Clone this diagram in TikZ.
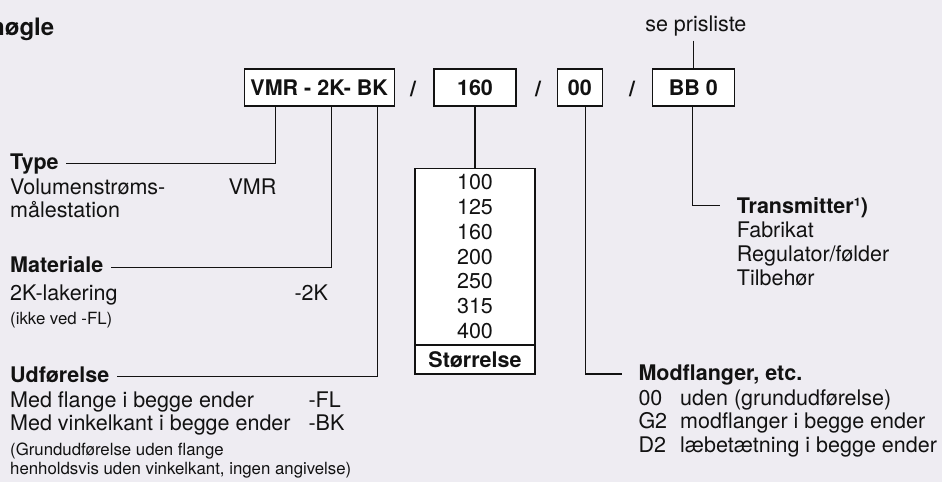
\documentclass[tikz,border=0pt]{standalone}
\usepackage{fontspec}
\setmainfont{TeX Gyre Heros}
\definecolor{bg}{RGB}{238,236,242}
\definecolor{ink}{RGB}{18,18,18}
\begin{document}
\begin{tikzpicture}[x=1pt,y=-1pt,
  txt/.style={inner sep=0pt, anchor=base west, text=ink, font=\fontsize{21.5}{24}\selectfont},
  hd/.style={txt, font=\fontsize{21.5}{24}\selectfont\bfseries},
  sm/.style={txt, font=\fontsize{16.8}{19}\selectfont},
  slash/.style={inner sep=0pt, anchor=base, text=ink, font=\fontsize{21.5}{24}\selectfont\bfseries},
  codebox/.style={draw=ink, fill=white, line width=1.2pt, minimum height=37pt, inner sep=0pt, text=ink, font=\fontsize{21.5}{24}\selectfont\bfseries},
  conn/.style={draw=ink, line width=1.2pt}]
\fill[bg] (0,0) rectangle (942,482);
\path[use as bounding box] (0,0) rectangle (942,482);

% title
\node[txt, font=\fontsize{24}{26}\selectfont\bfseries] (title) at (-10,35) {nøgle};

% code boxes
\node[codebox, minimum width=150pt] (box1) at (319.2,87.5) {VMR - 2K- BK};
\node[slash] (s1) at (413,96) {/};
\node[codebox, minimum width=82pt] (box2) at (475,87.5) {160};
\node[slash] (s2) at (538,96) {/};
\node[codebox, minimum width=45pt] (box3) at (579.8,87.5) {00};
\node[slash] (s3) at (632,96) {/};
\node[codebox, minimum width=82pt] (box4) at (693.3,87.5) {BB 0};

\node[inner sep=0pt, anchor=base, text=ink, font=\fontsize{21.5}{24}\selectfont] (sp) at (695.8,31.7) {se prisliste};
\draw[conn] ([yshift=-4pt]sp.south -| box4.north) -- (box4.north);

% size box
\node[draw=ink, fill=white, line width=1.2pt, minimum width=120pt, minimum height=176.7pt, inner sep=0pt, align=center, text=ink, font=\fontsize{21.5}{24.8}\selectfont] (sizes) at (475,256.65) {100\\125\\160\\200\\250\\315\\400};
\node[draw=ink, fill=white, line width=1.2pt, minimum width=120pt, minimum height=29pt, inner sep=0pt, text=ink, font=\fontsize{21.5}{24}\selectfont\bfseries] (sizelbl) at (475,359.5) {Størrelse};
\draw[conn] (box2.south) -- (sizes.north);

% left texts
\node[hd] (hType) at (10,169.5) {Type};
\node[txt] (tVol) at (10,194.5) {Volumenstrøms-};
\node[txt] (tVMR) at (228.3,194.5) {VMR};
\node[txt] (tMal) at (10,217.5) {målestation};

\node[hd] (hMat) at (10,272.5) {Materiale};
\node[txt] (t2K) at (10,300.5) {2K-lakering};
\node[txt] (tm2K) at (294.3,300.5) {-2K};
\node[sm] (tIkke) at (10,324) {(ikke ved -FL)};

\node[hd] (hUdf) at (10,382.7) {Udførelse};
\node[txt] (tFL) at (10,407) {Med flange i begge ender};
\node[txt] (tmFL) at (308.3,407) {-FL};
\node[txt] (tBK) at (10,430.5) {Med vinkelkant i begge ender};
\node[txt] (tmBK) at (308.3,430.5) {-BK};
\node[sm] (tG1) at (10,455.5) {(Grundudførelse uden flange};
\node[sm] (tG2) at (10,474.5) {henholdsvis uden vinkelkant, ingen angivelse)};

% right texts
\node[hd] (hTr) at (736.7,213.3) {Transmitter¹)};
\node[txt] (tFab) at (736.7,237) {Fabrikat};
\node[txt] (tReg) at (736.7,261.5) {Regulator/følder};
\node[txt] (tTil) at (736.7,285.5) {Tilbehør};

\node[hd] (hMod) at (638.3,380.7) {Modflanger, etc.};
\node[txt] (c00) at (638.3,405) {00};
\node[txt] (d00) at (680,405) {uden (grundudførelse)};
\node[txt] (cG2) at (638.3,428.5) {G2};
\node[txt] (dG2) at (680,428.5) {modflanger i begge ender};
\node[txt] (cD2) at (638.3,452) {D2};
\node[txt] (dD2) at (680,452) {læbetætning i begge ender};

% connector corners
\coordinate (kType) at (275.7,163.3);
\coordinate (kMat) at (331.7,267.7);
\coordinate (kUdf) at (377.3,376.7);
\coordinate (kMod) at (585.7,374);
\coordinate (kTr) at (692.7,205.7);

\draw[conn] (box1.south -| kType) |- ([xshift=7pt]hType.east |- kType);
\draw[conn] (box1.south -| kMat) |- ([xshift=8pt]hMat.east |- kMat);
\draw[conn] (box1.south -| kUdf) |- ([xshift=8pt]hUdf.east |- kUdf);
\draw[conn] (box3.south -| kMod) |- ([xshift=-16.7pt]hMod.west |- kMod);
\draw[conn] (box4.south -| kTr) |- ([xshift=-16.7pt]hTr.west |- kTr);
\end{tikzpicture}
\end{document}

To do — Return exactly what appears from the opening line of the material through the line with "(tMal) at (10,217.5)", apart from the pictures.

Solution for this exercise —
Clone this diagram in TikZ.
\documentclass[tikz,border=0pt]{standalone}
\usepackage{fontspec}
\setmainfont{TeX Gyre Heros}
\definecolor{bg}{RGB}{238,236,242}
\definecolor{ink}{RGB}{18,18,18}
\begin{document}
\begin{tikzpicture}[x=1pt,y=-1pt,
  txt/.style={inner sep=0pt, anchor=base west, text=ink, font=\fontsize{21.5}{24}\selectfont},
  hd/.style={txt, font=\fontsize{21.5}{24}\selectfont\bfseries},
  sm/.style={txt, font=\fontsize{16.8}{19}\selectfont},
  slash/.style={inner sep=0pt, anchor=base, text=ink, font=\fontsize{21.5}{24}\selectfont\bfseries},
  codebox/.style={draw=ink, fill=white, line width=1.2pt, minimum height=37pt, inner sep=0pt, text=ink, font=\fontsize{21.5}{24}\selectfont\bfseries},
  conn/.style={draw=ink, line width=1.2pt}]
\fill[bg] (0,0) rectangle (942,482);
\path[use as bounding box] (0,0) rectangle (942,482);

% title
\node[txt, font=\fontsize{24}{26}\selectfont\bfseries] (title) at (-10,35) {nøgle};

% code boxes
\node[codebox, minimum width=150pt] (box1) at (319.2,87.5) {VMR - 2K- BK};
\node[slash] (s1) at (413,96) {/};
\node[codebox, minimum width=82pt] (box2) at (475,87.5) {160};
\node[slash] (s2) at (538,96) {/};
\node[codebox, minimum width=45pt] (box3) at (579.8,87.5) {00};
\node[slash] (s3) at (632,96) {/};
\node[codebox, minimum width=82pt] (box4) at (693.3,87.5) {BB 0};

\node[inner sep=0pt, anchor=base, text=ink, font=\fontsize{21.5}{24}\selectfont] (sp) at (695.8,31.7) {se prisliste};
\draw[conn] ([yshift=-4pt]sp.south -| box4.north) -- (box4.north);

% size box
\node[draw=ink, fill=white, line width=1.2pt, minimum width=120pt, minimum height=176.7pt, inner sep=0pt, align=center, text=ink, font=\fontsize{21.5}{24.8}\selectfont] (sizes) at (475,256.65) {100\\125\\160\\200\\250\\315\\400};
\node[draw=ink, fill=white, line width=1.2pt, minimum width=120pt, minimum height=29pt, inner sep=0pt, text=ink, font=\fontsize{21.5}{24}\selectfont\bfseries] (sizelbl) at (475,359.5) {Størrelse};
\draw[conn] (box2.south) -- (sizes.north);

% left texts
\node[hd] (hType) at (10,169.5) {Type};
\node[txt] (tVol) at (10,194.5) {Volumenstrøms-};
\node[txt] (tVMR) at (228.3,194.5) {VMR};
\node[txt] (tMal) at (10,217.5) {målestation};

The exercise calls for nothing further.